このようにサマーズ氏は現在の金融政策に対してやや悲観的に見ています。現状、インフレ抑制があまり効いておらず、インフレが目標とする2%へと収束しづらい可能性を指摘しています。その結果、FRBがインフレを抑制するために急激に金融を引き締めだし、経済を悪化させる危険性を気にしているようです。確かに現状、インフレはまだまだ健在です。これまでのような急激な上昇はなくなりましたが、期待するほど落ち着いてくる様子は見られません。なのでFRBがなかなか落着きを見せないインフレに対して強力な政策で対抗してくる可能性というのもない話ではないでしょう。そしてそのタイミングで企業業績の悪化や雇用の悪化が重なれば大きく経済が後退するリスクというのも十分にあり得る話です。

FRBは目標の変更が必要だが行われないだろう

サマーズ氏と同様に、モハメド・エラリアン氏も米国経済の先行きに対して警戒を示しています。

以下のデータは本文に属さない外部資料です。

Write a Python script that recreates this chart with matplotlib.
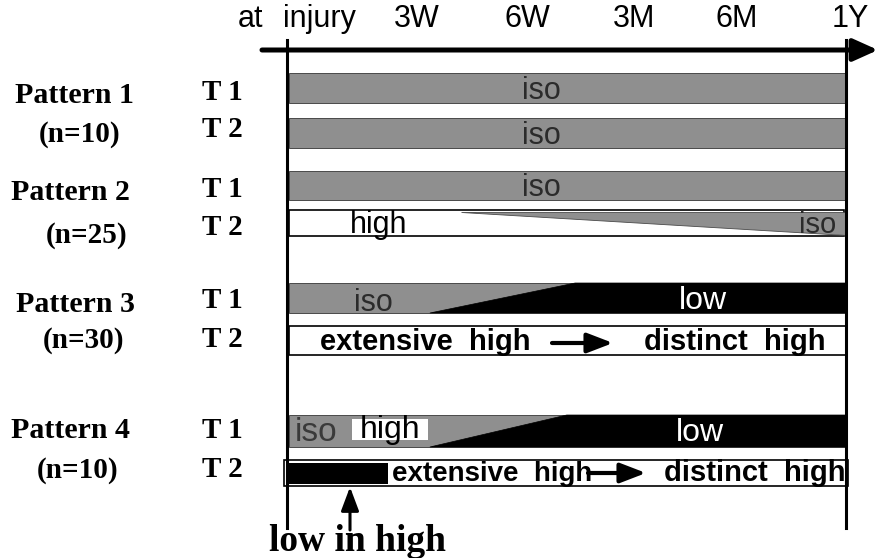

グラマシー・ファンズの会長を務めるエコノミストのモハメド・エラリアン氏は、米金融当局が「景気を押し下げる」ことなくインフレ率を2%の目標に抑制することはできないだろうと述べた。だが当局がこの目標水準を正式に変更する可能性は低いとの見方を示した。

  ブルームバーグ・オピニオンのコラムニストでもあるエラリアン氏はブルームバーグテレビジョンで、「より高い安定したインフレ率が必要だ。3-4%だろう」と発言。「米景気を押し下げることなく消費者物価指数(CPI)を2%に持っていけるとは思わない。2%が適切な目標水準ではないからだ」と語った。

  また米金融当局は「データに依存し過ぎている」とし、エネルギー移行や新型コロナウイルスのパンデミック(世界的大流行)時のサプライチェーン変化、逼迫(ひっぱく)した労働市場、地政学的問題の変化など供給サイドの状況進展を受け、より高いインフレ目標が必要になっていると述べた。

  「データを考慮するのは正しいが、われわれがどこに向かおうとしているかという視点を持つ必要がある」と話した。

  足元の問題は米金融当局が達成しにくい2%の目標追求に行き詰まっていることだと指摘。「目標からこのように大きく外れている時にインフレ目標は変えられない」と述べた。同氏は以前、目標変更なら当局の信頼性に打撃を与えるだろうと警告している。

引用:bloombergより

このようにエラリアン氏はFRBが目標とする2%への物価見通しの達成は困難だとみているようです。現実的には3~4%程度が妥当だろうと考えているようですが、FRBはその政策変更は行わないとみています。それにもしFRBがそのような政策変更をすればFRBの信頼性を損なう結果となり、それこそ影響が大きいだろうということです。

また悲観的な空気が強くなってきている

今日は2名の専門家の意見を見てきました。いずれも非常に悲観的な話であり、大変心配になるところです。確かに現状ではインフレは落ち着く様相を見せず、今後に対する不安は尽きません。唯一の救いというのは労働市場が堅調であるということだと思いますが、それもいつまで続くのかわかりません。それに労働市場が堅調だからこそインフレが落ち着かないという側面もあり、非常に金融政策のかじ取りは難しいといわざるを得ないという状況です。そういう意味では今回のような悲観的な意見というのも十分あり得る話だろうという感じがします。

まとめ

今日は米国経済の先行きに対する悲観的な意見についてみてきました。この二人は常に米国経済に対して厳しい見方をする人なのでその分は差し引いてみた方がいいかもしれません、それでも十分考慮すべき視点だろうと思います。特に今後の経済について楽観的な空気が出てきてはいましたが、それが先走りすぎたものだったということはそうだろうという感じがします。やはりしばらく米国経済は厳しい状態が続いていくのでしょう。そういう意味ではしばらく辛抱が続く覚悟を持っておいた方がいいでしょう。